Divine Revelation: The explanation of lowest likelihood

At risk of being downvoted into oblivion, I'll just share my personal reasons for believing in the supernatural. Don't hurt me please.

I'll be the first to agree that divine revelation is the explanation of lowest likelyhood - by definition, any divine revelation would be something intervening and disrupting the "natural" course of events as expected. They wouldn't be miracles otherwise. So of course when using reason, the scientific method, logic, etc, divine revelation would not be expected. The fact that it breaks those rules is why it matters.

Also, I actually think most westernized believers in the divine would probably agree with you. Think about it; I'm sure if their next door neighbor claimed to have heard from God, they would dismiss it with one of the very reasons you list. There are literally uncountable claims around the world of people claiming to hear from God/deity/the supernatural, etc, and depending on what belief system you are in, any given person would likely reject the every last ones that don't conform to their worldview.

  1. This brings me to what I think the heart of Divine belief comes from; it's not about any single instance of intervention. The belief in the divine comes the meta image of inspiration that spans centuries.
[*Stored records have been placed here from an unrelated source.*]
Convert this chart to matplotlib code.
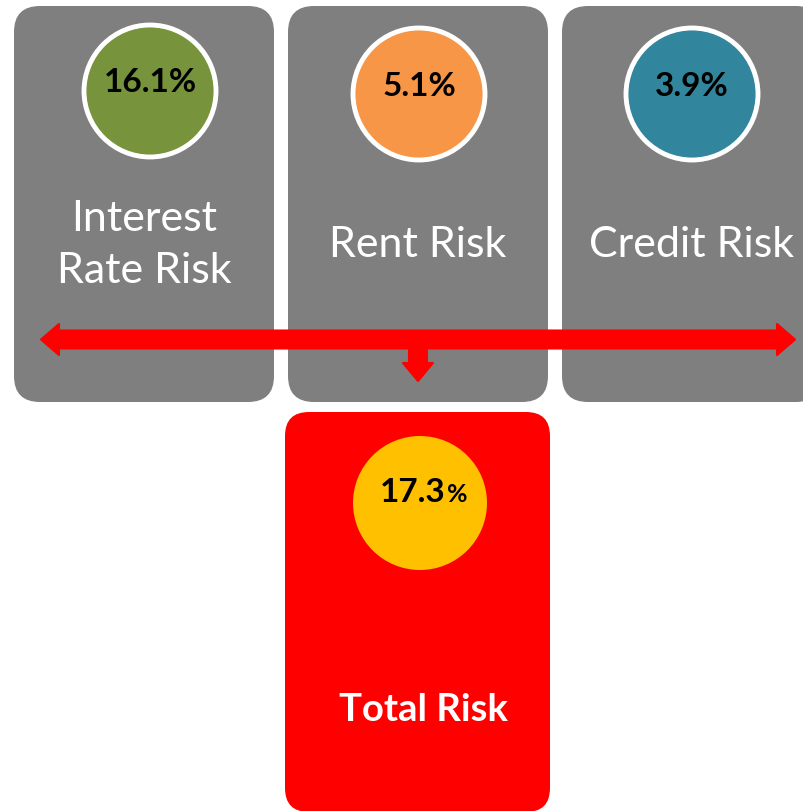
import matplotlib

matplotlib.use("Agg")
import matplotlib.pyplot as plt
from matplotlib.patches import Circle, FancyBboxPatch, Polygon

# risk components
labels = ["Interest\nRate Risk", "Rent Risk", "Credit Risk"]
values = ["16.1%", "5.1%", "3.9%"]
colors = ["#77933C", "#F79646", "#31859C"]
total_label = "Total Risk"
total_value = "17.3"

GREY = "#7F7F7F"
RED = "#FF0000"
FONT = "Lato"

W, H = 804, 811
fig = plt.figure(figsize=(W / 100, H / 100), dpi=100)
ax = fig.add_axes([0, 0, 1, 1])
ax.set_xlim(0, W)
ax.set_ylim(H, 0)
ax.axis("off")

box_x = [14, 288, 562]
box_w = 260
circle_c = [(150, 91), (419, 94), (692, 94)]
label_y = [245, 245, 245]

for i, (lab, val, col) in enumerate(zip(labels, values, colors)):
    ax.add_patch(FancyBboxPatch((box_x[i], 6), box_w, 396,
                                boxstyle="round,pad=0,rounding_size=26",
                                facecolor=GREY, edgecolor="none"))
    cx, cy = circle_c[i]
    ax.add_patch(Circle((cx, cy), 66, facecolor=col, edgecolor="white", linewidth=3.5))
    ax.text(cx, cy - 8, val, ha="center", va="center", fontsize=24,
            fontweight="bold", color="black", family=FONT)
    ax.text(box_x[i] + box_w / 2, label_y[i], lab,
            ha="center", va="center", fontsize=31, color="white",
            family=FONT, linespacing=1.45)

# total box
ax.add_patch(FancyBboxPatch((285, 412), 265, 400,
                            boxstyle="round,pad=0,rounding_size=24",
                            facecolor=RED, edgecolor="none"))
ax.add_patch(Circle((420, 503), 67, facecolor="#FFC000", edgecolor="none"))
ax.text(446, 492, total_value, ha="right", va="center", fontsize=24,
        fontweight="bold", color="black", family=FONT)
ax.text(447, 494, "%", ha="left", va="center", fontsize=18,
        fontweight="bold", color="black", family=FONT)
ax.text(423, 710, total_label, ha="center", va="center", fontsize=27.5,
        fontweight="bold", color="white", family=FONT)

# double headed arrow with a down branch
yc, hw, hh = 339.5, 9, 15.5
left, right = 41, 795
hl = 18
arrow = [
    (left, yc), (left + hl, yc - hh), (left + hl, yc - hw),
    (right - hl, yc - hw), (right - hl, yc - hh), (right, yc),
    (right - hl, yc + hh), (right - hl, yc + hw),
    (427, yc + hw), (427, 363), (433, 363), (418, 381), (403, 363), (409, 363),
    (409, yc + hw), (left + hl, yc + hw), (left + hl, yc + hh),
]
ax.add_patch(Polygon(arrow, closed=True, facecolor=RED, edgecolor=RED,
                     linewidth=1.5, joinstyle="round"))

fig.savefig("out.png", dpi=100)
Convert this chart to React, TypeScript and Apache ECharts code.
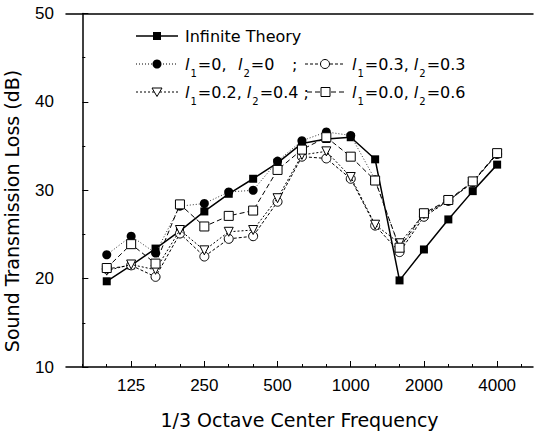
import React, { useEffect, useRef } from "react";
import * as echarts from "echarts";

// 1/3-octave bands along the axis (tick positions)
const axisFreqs = [80, 100, 125, 160, 200, 250, 315, 400, 500, 630, 800, 1000, 1250, 1600, 2000, 2500, 3150, 4000, 5000];
// measured bands
const dataFreqs = [100, 125, 160, 200, 250, 315, 400, 500, 630, 800, 1000, 1250, 1600, 2000, 2500, 3150, 4000];
const tickLabels = ["125", "250", "500", "1000", "2000", "4000"];
const yTicks = [10, 20, 30, 40, 50];

const infiniteTheory = [19.7, 21.5, 23.4, 25.4, 27.6, 29.6, 31.3, 33.1, 35.3, 35.8, 36.0, 33.5, 19.8, 23.3, 26.7, 29.9, 32.9];
const l1_0_l2_0 = [22.7, 24.8, 22.9, 28.2, 28.5, 29.8, 30.0, 33.3, 35.6, 36.6, 36.2, 31.2, 23.4, 27.2, 28.8, 30.9, 34.1];
const l1_03_l2_03 = [21.1, 21.5, 20.2, 25.1, 22.5, 24.5, 24.8, 28.7, 33.8, 33.6, 31.3, 26.0, 23.0, 27.0, 28.8, 30.9, 34.1];
const l1_02_l2_04 = [20.9, 21.6, 21.0, 25.5, 23.2, 25.3, 25.5, 29.1, 34.0, 34.4, 31.5, 26.1, 24.0, 27.3, 28.8, 30.9, 34.1];
const l1_00_l2_06 = [21.2, 23.9, 21.7, 28.4, 25.9, 27.1, 27.7, 32.3, 34.6, 36.0, 33.8, 31.1, 23.5, 27.4, 28.9, 31.0, 34.2];

const NUM_FONT = "Liberation Sans";
const TXT_FONT = "DejaVu Sans";

const toPts = (vals: number[]) => vals.map((v, i) => [axisFreqs.indexOf(dataFreqs[i]), v]);

const SUB_PAD = 18;
const rich = {
  t: { fontFamily: TXT_FONT, fontSize: 16, color: "#000", lineHeight: 20 },
  i: { fontFamily: TXT_FONT, fontSize: 16, fontStyle: "italic", color: "#000", lineHeight: 20 },
  s: { fontFamily: TXT_FONT, fontSize: 10, color: "#000", lineHeight: 10, padding: [SUB_PAD, 1, 0, 1] },
};

function legendText(x: number, y: number, text: string) {
  return {
    type: "text",
    x,
    y: y - 10,
    style: { text, rich, verticalAlign: "top", align: "left", fontFamily: TXT_FONT, fontSize: 16, fill: "#000" },
  };
}

function legendLine(x1: number, x2: number, y: number, dash: any, width = 1) {
  return {
    type: "line",
    shape: { x1, y1: y, x2, y2: y },
    style: { stroke: "#000", lineWidth: width, lineDash: dash },
  };
}

export default function App() {
  const ref = useRef<HTMLDivElement>(null);
  useEffect(() => {
    if (!ref.current) return;
    const chart = echarts.init(ref.current, undefined, { renderer: "svg" });
    const xMin = -0.67;
    const xMax = 18.47;
    const majorIdx = tickLabels.map((l) => axisFreqs.indexOf(Number(l)));
    const allIdx = axisFreqs.map((_, i) => i);

    const r1 = 36, r2 = 64, r3 = 92;
    const graphic: any[] = [
      {
        type: "text",
        x: 12,
        y: 211,
        rotation: Math.PI / 2,
        style: { text: "Sound Transmission Loss (dB)", fontFamily: TXT_FONT, fontSize: 19, fill: "#000", align: "center", verticalAlign: "middle" },
      },
      // row 1
      legendLine(136, 178, r1, null, 1.5),
      { type: "rect", shape: { x: 153, y: r1 - 4, width: 8, height: 8 }, style: { fill: "#000" } },
      legendText(185, r1, "{t|Infinite Theory}"),
      // row 2
      legendLine(136, 178, r2, [1, 2], 1),
      { type: "circle", shape: { cx: 157, cy: r2, r: 4.5 }, style: { fill: "#000" } },
      legendText(185, r2, "{i|l}{s|1}{t|=0,}"),
      legendText(238, r2, "{i|l}{s|2}{t|=0}"),
      legendText(292, r2, "{t|;}"),
      legendLine(305, 345, r2, [3, 2], 1),
      { type: "circle", shape: { cx: 325, cy: r2, r: 4.5 }, style: { fill: "#fff", stroke: "#000", lineWidth: 1 } },
      legendText(352, r2, "{i|l}{s|1}{t|=0.3, }{i|l}{s|2}{t|=0.3}"),
      // row 3
      legendLine(136, 178, r3, [2, 2], 1),
      { type: "polygon", shape: { points: [[152, r3 - 4], [162, r3 - 4], [157, r3 + 4.5]] }, style: { fill: "#fff", stroke: "#000", lineWidth: 1 } },
      legendText(185, r3, "{i|l}{s|1}{t|=0.2, }{i|l}{s|2}{t|=0.4 ;}"),
      legendLine(307, 345, r3, [5, 3], 1),
      { type: "rect", shape: { x: 321, y: r3 - 4.5, width: 9, height: 9 }, style: { fill: "#fff", stroke: "#000", lineWidth: 1 } },
      legendText(352, r3, "{i|l}{s|1}{t|=0.0, }{i|l}{s|2}{t|=0.6}"),
    ];

    const axisLineStyle = { color: "#000", width: 1.5 };

    chart.setOption({
      animation: false,
      backgroundColor: "#fff",
      grid: { left: 66, right: 2, top: 13.5, bottom: 64, containLabel: false, outerBoundsMode: "none" },
      xAxis: [
        {
          type: "value",
          position: "bottom",
          min: xMin,
          max: xMax,
          name: "1/3 Octave Center Frequency",
          nameLocation: "middle",
          nameGap: 43,
          nameTextStyle: { fontFamily: TXT_FONT, fontSize: 19, color: "#000" },
          axisLine: { show: true, lineStyle: axisLineStyle },
          axisTick: { show: true, inside: true, length: 6, customValues: majorIdx, lineStyle: { color: "#000", width: 1 } },
          axisLabel: {
            show: true,
            customValues: majorIdx,
            formatter: (v: number) => String(axisFreqs[Math.round(v)]),
            fontFamily: NUM_FONT,
            fontSize: 17,
            color: "#000",
            margin: 10,
          },
          splitLine: { show: false },
        },
        {
          type: "value",
          position: "bottom",
          min: xMin,
          max: xMax,
          axisLine: { show: false },
          axisTick: { show: true, inside: true, length: 3, customValues: allIdx, lineStyle: { color: "#000", width: 1 } },
          axisLabel: { show: false },
          splitLine: { show: false },
        },
        {
          type: "value",
          position: "top",
          min: xMin,
          max: xMax,
          axisLine: { show: true, lineStyle: axisLineStyle },
          axisTick: { show: false },
          axisLabel: { show: false },
          splitLine: { show: false },
        },
      ],
      yAxis: {
        type: "value",
        min: yTicks[0],
        max: yTicks[yTicks.length - 1],
        interval: 10,
        axisLine: { show: true, lineStyle: axisLineStyle },
        axisTick: { show: true, inside: true, length: 6, lineStyle: { color: "#000", width: 1 } },
        minorTick: { show: true, splitNumber: 2, length: 3, lineStyle: { color: "#000", width: 1 } },
        axisLabel: { fontFamily: NUM_FONT, fontSize: 17, color: "#000", margin: 12 },
        splitLine: { show: false },
      },
      series: [
        {
          name: "Infinite Theory",
          type: "line",
          data: toPts(infiniteTheory),
          symbol: "rect",
          symbolSize: 8,
          lineStyle: { color: "#000", width: 1.5 },
          itemStyle: { color: "#000" },
          z: 2,
        },
        {
          name: "l1=0, l2=0",
          type: "line",
          data: toPts(l1_0_l2_0),
          symbol: "circle",
          symbolSize: 9,
          lineStyle: { color: "#333", width: 1, type: [1, 2] },
          itemStyle: { color: "#000" },
          z: 3,
        },
        {
          name: "l1=0.3, l2=0.3",
          type: "line",
          data: toPts(l1_03_l2_03),
          symbol: "circle",
          symbolSize: 9,
          lineStyle: { color: "#000", width: 1, type: [3, 2] },
          itemStyle: { color: "#fff", borderColor: "#000", borderWidth: 1 },
          z: 4,
        },
        {
          name: "l1=0.2, l2=0.4",
          type: "line",
          data: toPts(l1_02_l2_04),
          symbol: "triangle",
          symbolRotate: 180,
          symbolSize: 9,
          lineStyle: { color: "#000", width: 1, type: [2, 2] },
          itemStyle: { color: "#fff", borderColor: "#000", borderWidth: 1 },
          z: 5,
        },
        {
          name: "l1=0.0, l2=0.6",
          type: "line",
          data: toPts(l1_00_l2_06),
          symbol: "rect",
          symbolSize: 9,
          lineStyle: { color: "#000", width: 1, type: [5, 3] },
          itemStyle: { color: "#fff", borderColor: "#000", borderWidth: 1 },
          z: 6,
        },
      ],
      graphic,
    });
    return () => chart.dispose();
  }, []);
  return <div ref={ref} style={{ position: "fixed", left: 0, top: 0, width: 535, height: 431, background: "#fff" }} />;
}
I can't speak for other religions, but the judeo-Christian understanding of revelation views God as one who chooses to intervene with creation, not to necessarily fix it in this reality (obviously, he'd be a pretty spectacular failure if that were the case) but to give us snippets of himself so we can understand him and ourselves better. The God of the Old Testament by biblical accounts intervened quite regularly, but in the grand scheme of everything, in small ways. He didn't just come down with a 10,000 angels and free the Israelites from Egyptian slavery, he gave Moses the power to perform a number of meaningful miracles. God didn't strike down Israel's enemies, he empowered the Israelites to fight on their own against superior troops with greater numbers and succeed. The Israelites thought when the Messiah came, he would be a great warrior, destroy Israel's enemies, and establish the Hebrews as a world super power. But instead, the Messiah came as a poor carpenter boy, performed miracles for (realatively) small numbers of people, and was killed like a common criminal.

The point is, God by Christian accounts is in the habit of intervening with the explanation of lowest likelyhood.